Friday, September 12, 2008

Getting Back to "Douglas", 1

Today is Friday, 12 September 2008.

Responding to questions from “Douglas”, on the column of 19 August 2008, regarding a poll:

“In a June ABC News poll, 4 in 10 whites said they “would not feel completely comfortable” with a black president. 3 in 10 admitted to racial prejudice, more may feel it. 57% of whites said they don’t thing “Obama has sufficient experience to be president.” Over half call him “a risky choice for the White House.” Since 77% of voters are white, these numbers matter.”

(I wish English had a better term than “racial prejudice”, since humanity is not divisible into any smaller race than “human”. Claims that there are sub-species (or “races”) within homo sapiens are pure Hitlerite crap.)

It’s obvious the “not completely comfortable” 40% of whites in this sample are bigoted: they can’t stand the thought of a president with the skin color of those who were once enslaved by whites. White supremacy is a pathetic socialization, but “there it is”, in all its insecure, vicious glory.
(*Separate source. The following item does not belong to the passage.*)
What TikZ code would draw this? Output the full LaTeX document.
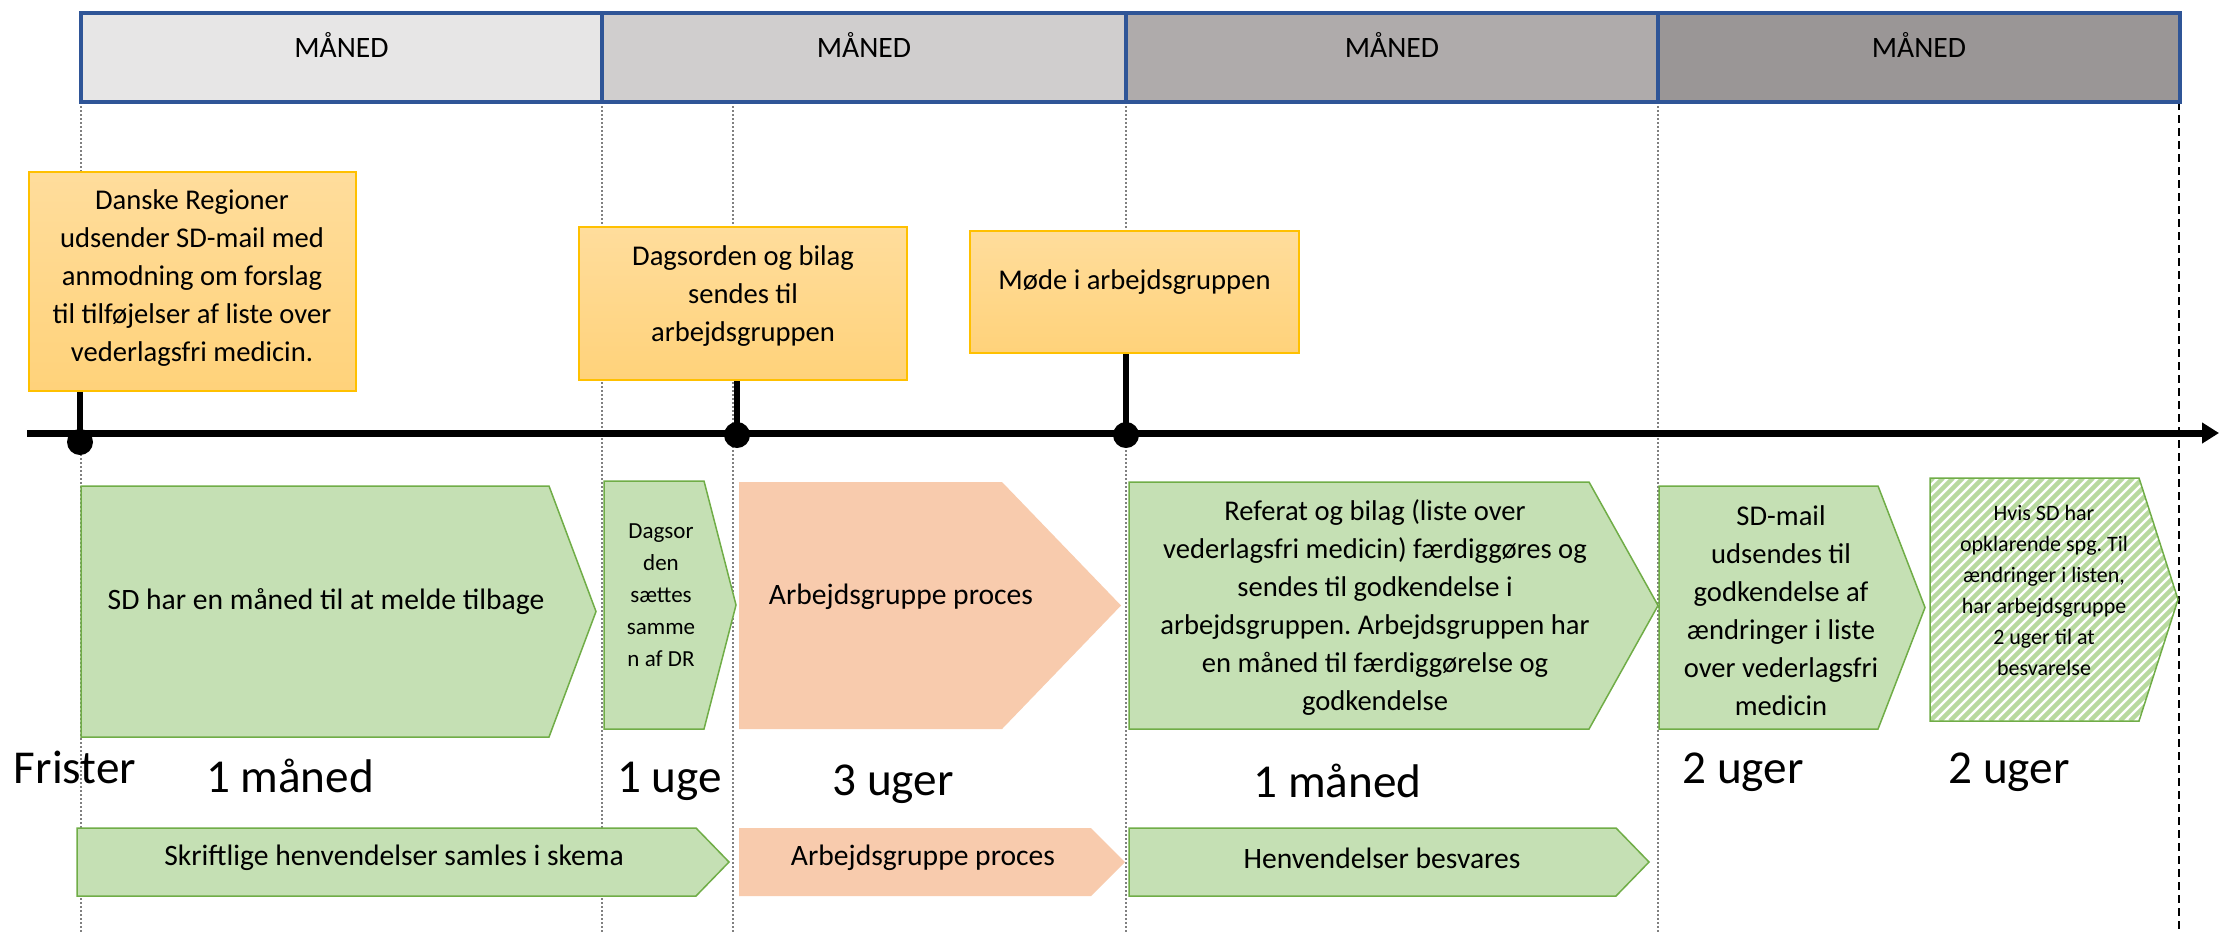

The whole “experience” issue is misconstrued and something of a red herring. “Experience” is not a Ding an sich, a “thing in itself”, Good and enriching and ennobling merely for having been experienced. The value of experience lies in what one makes of it, the conclusions and understandings one draws from it, not merely the fact of having had particular experiences.

McCain, for example, witnessed and experienced the folly of American imperialist aggression in Indochina. Yet, he didn’t learn: McCain has supported imperialist aggression in Central America, in America’s proxy war against Iran through Ba-athist Iraq, and against Iraq. He hasn’t learned from his evil choices, and therefore experience, both as a military officer and as a member of the House and Senate, has had only negative value for him. Experience was worse than useless to him.

Palin’s experience as a politically-responsible citizen, and her meagre experience as a mayor and governor, has likewise not prevented her from falling into the moral error of supporting imperialist aggression.

Obama, in his experience as a politically-responsible citizen, drew the correct conclusions, and opposed the Cheney-Bush regime’s imperialist aggression against Iraq. His experience in the Senate has only confirmed him in the correctness of his judgment.

We must also note that there are experiences from which one derives no moral insights (“I experienced the beauty of a thunderstorm”) and experiences from which one may derive correct moral insights (“I experienced dousing a dog in gasoline and setting it afire, and realized it was evil”), though sometimes not.

McCain and Palin killed the dog, as it were, and developed a taste for blood.

In 1977, Steve Biko, the great freedom activist, is murdered by police of the South African white supremacist regime, which had modeled its apartheid laws on the anti-Semitic laws of Nazi Germany.